Street fighting raged between Kurdish defenders and Islamic State militants who advanced into Kobani yesterday after subjecting the Syrian border town to an assault lasting almost three weeks, a monitoring group said.

Islamic State had earlier raised its black flag over a building in the outskirts and forced thousands more of Kobani’s mainly Kurdish inhabitants to flee for their lives across the nearby border into Turkey.

Islamic State fighters had penetrated about 100 metres into the eastern part of the town, according to the Syrian Observatory for Human Rights, a British-based group which monitors the war through its sources on the ground.

“The battle has now become street fighting, it is happening inside the town, the eastern part of the town,” the Observatory’s Rami Abdelrahman said.

Islamic State wants to consolidate a dramatic sweep across northern Iraq and Syria

Islamic State wants to take Kobani to consolidate a dramatic sweep across northern Iraq and Syria, in the name of an absolutist version of Sunni Islam, that has sent shockwaves through the Middle East.

Strikes by American and Gulf state warplanes have failed to halt Islamic State’s advance on Kobani, which it has besieged from three sides and pounded with heavy artillery. Forced to flee Kobani by the latest fighting, frightened residents crossed into Turkey through Yumurtalik, an improvised border crossing, and ambulances with blaring sirens shuttled back and forth between the Syrian town and Turkey.

“We can hear the sound of clashes on the street,” Parwer Ali Mohamed, a translator for the Kurdish Democratic Union Party (PYD), told Reuters by phone as he fled.

“More than 2,000 people including women and children are being evacuated. Turkish police are checking our luggage now,” Ali said.

A black flag belonging to Islamic State was visible from across the Turkish border atop a four-storey building close to the scene of some of the fiercest clashes in recent days.

Mortars have rained down on residential areas of Kobani, and stray fire has hit Turkish territory frequently in recent days wounding people and damaging houses.

Islamic State also fought intense battles over the weekend for control of Mistanour, a strategic hill overlooking Kobani. A video released by the group on Sunday appeared to show its fighters in control of radio masts on the summit, but the footage could not be independently confirmed.

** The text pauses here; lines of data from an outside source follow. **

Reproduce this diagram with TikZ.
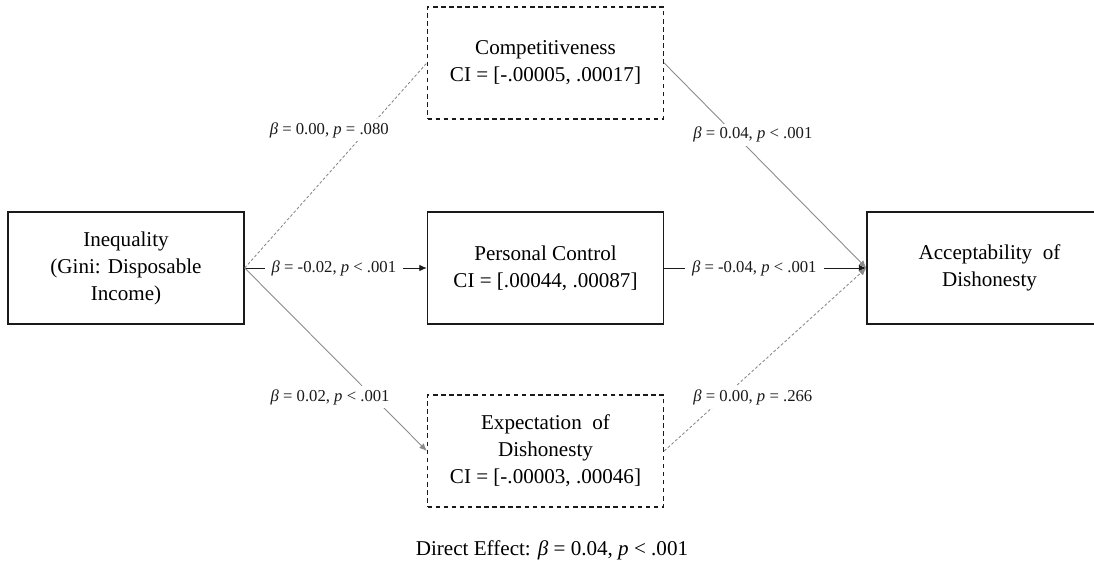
\documentclass[tikz,border=0pt]{standalone}
\usepackage{fontspec}
\setmainfont{Liberation Serif}
\usepackage{xcolor}
\usetikzlibrary{arrows.meta,positioning,calc}
\definecolor{medink}{HTML}{1A1A1A}
\definecolor{medgrey}{HTML}{8A8A8A}

\begin{document}
\begin{tikzpicture}[
      var/.style={draw=medink, line width=0.8pt, inner sep=0pt, align=center,
                 minimum width=4.72cm, minimum height=2.24cm, font=\fontsize{12}{15.4}\selectfont},
      nsvar/.style={var, dash pattern=on 2.6pt off 2pt},
      lbl/.style={fill=white, text=medink, inner xsep=4pt, inner ysep=2pt, font=\fontsize{9.5}{11}\selectfont},
      arr/.style={-{Latex[length=1.5mm,width=1.3mm]}, line width=0.5pt, medgrey},
      harr/.style={arr, medink},
      nsarr/.style={line width=0.5pt, medgrey, dash pattern=on 1.6pt off 1.2pt},
      nsarrh/.style={nsarr, -{Latex[length=1.5mm,width=1.3mm]}}]
    \useasboundingbox (0,0) rectangle (21.88,11.36);
    \node[var]   (ineq) at (2.52,6.00)  {Inequality\\(Gini: Disposable\\Income)};
    \node[nsvar] (comp) at (10.91,10.10) {Competitiveness\\CI = [-.00005, .00017]};
    \node[var]   (ctrl) at (10.91,6.00)  {Personal Control\\CI = [.00044, .00087]};
    \node[nsvar] (expd) at (10.91,2.34)  {Expectation\ \ of\\Dishonesty\\CI = [-.00003, .00046]};
    \node[var, minimum width=4.9cm] (accp) at (19.79,6.00) {Acceptability\ \ of\\Dishonesty};
    % a paths
    \draw[nsarr] (ineq.east) -- node[lbl, pos=0.673, xshift=-0.76cm] {\textit{β} = 0.00, \textit{p} = .080} (comp.west);
    \draw[harr]  (ineq.east) -- node[lbl, pos=0.49] {\textit{β} = -0.02, \textit{p} < .001} (ctrl.west);
    \draw[arr]   (ineq.east) -- node[lbl, pos=0.705, xshift=-0.86cm] {\textit{β} = 0.02, \textit{p} < .001} (expd.west);
    % b paths
    \draw[arr]    (comp.east) -- node[lbl, pos=0.35, xshift=0.36cm] {\textit{β} = 0.04, \textit{p} < .001} (accp.west);
    \draw[harr]   (ctrl.east) -- node[lbl, pos=0.446] {\textit{β} = -0.04, \textit{p} < .001} (accp.west);
    \draw[nsarrh] (expd.east) -- node[lbl, pos=0.295, xshift=0.58cm] {\textit{β} = 0.00, \textit{p} = .266} (accp.west);
    \node[font=\fontsize{12}{14}\selectfont] (direct) at (11.04,0.36)
      {Direct Effect: \textit{β} = 0.04, \textit{p} < .001};
  \end{tikzpicture}
\end{document}
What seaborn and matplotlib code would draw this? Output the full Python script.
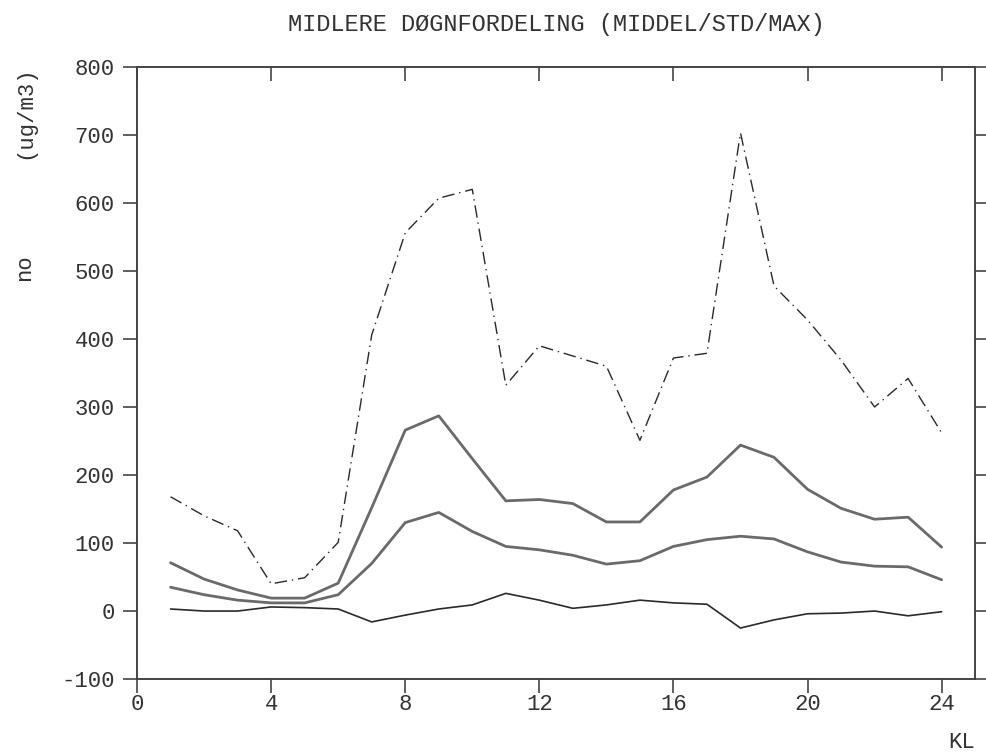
import matplotlib
matplotlib.use("Agg")
from matplotlib import pyplot as plt
import seaborn as sns
import pandas as pd

# hourly values, NO (ug/m3)
hours = list(range(1, 25))
mean_plus_std = [71, 47, 31, 19, 19, 41, 152, 266, 287, 224, 162, 164, 158, 131, 131,
                 178, 197, 244, 226, 179, 151, 135, 138, 94]
mean_vals = [35, 24, 16, 12, 12, 24, 70, 130, 145, 117, 95, 90, 82, 69, 74,
             95, 105, 110, 106, 87, 72, 66, 65, 46]
mean_minus_std = [3, 0, 0, 6, 5, 3, -16, -6, 3, 9, 26, 16, 4, 9, 16,
                  12, 10, -25, -13, -4, -3, 0, -7, -1]
max_vals = [168, 140, 118, 40, 49, 101, 406, 556, 607, 620, 332, 390, 375, 360, 251,
            372, 379, 703, 478, 428, 369, 300, 342, 262]

x_ticks = [0, 4, 8, 12, 16, 20, 24]
y_ticks = list(range(-100, 801, 100))

df = pd.DataFrame({"KL": hours, "std_hi": mean_plus_std, "middel": mean_vals,
                   "std_lo": mean_minus_std, "max": max_vals})

sns.set_style("ticks")
plt.rcParams["font.family"] = ["Liberation Mono", "DejaVu Sans Mono"]

fig = plt.figure(figsize=(9.86, 7.52), dpi=100)
ax = fig.add_axes([0.139, 0.097, 0.850, 0.814])

sns.lineplot(data=df, x="KL", y="std_hi", ax=ax, color="#6a6a6a", lw=2.0)
sns.lineplot(data=df, x="KL", y="middel", ax=ax, color="#6a6a6a", lw=2.0)
sns.lineplot(data=df, x="KL", y="std_lo", ax=ax, color="#2a2a2a", lw=1.2)
sns.lineplot(data=df, x="KL", y="max", ax=ax, color="#2a2a2a", lw=1.0,
             linestyle=(0, (9, 3.5, 1, 3.5)))

ax.set_xlim(0, 25)
ax.set_ylim(-100, 800)
ax.set_xticks(x_ticks)
ax.set_yticks(y_ticks)
ax.set_xticklabels([str(v) for v in x_ticks], fontsize=16, color="#333333")
ax.set_yticklabels([str(v) for v in y_ticks], fontsize=16, color="#333333")

ax.tick_params(axis="x", which="both", bottom=True, top=True, direction="in",
               length=10, width=1.2, pad=11, color="#444444")
ax.xaxis.set_ticks_position("both")
for t in ax.xaxis.get_major_ticks():
    t.tick1line.set_marker(3)  # bottom: pointing up (inside)
    t.tick2line.set_marker(3)  # top: pointing up (outside)
ax.tick_params(axis="y", which="both", left=True, right=True, direction="out",
               length=10, width=1.2, pad=6, color="#444444")

for s in ax.spines.values():
    s.set_visible(True)
    s.set_linewidth(1.4)
    s.set_color("#444444")

ax.set_title("MIDLERE DØGNFORDELING (MIDDEL/STD/MAX)", fontsize=17,
             color="#333333", pad=26)
ax.set_xlabel("KL", fontsize=16, color="#333333", loc="right", labelpad=12)
ax.set_ylabel("no", fontsize=16, color="#333333")
ax.yaxis.set_label_coords(-0.122, 0.672)
ax.text(-0.134, 0.926, "(ug/m3)", transform=ax.transAxes, rotation=90,
        fontsize=16, color="#333333", ha="center", va="center")

fig.savefig("out.png", dpi=100, facecolor="white")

Turkey’s pro-Kurdish Peoples’ Democratic Party called for street demonstrations in Turkey to protest at Islamic State’s assault on Kobani, where the situation was “extremely critical”.

Militants also carried out two suicide attacks in the northeastern Syrian city of Hasakah, the Observatory said, killing at least 30 people.

“The attacks targeted checkpoints run by Kurdish fighters on the western entrance of the city,” Abdelrahman said.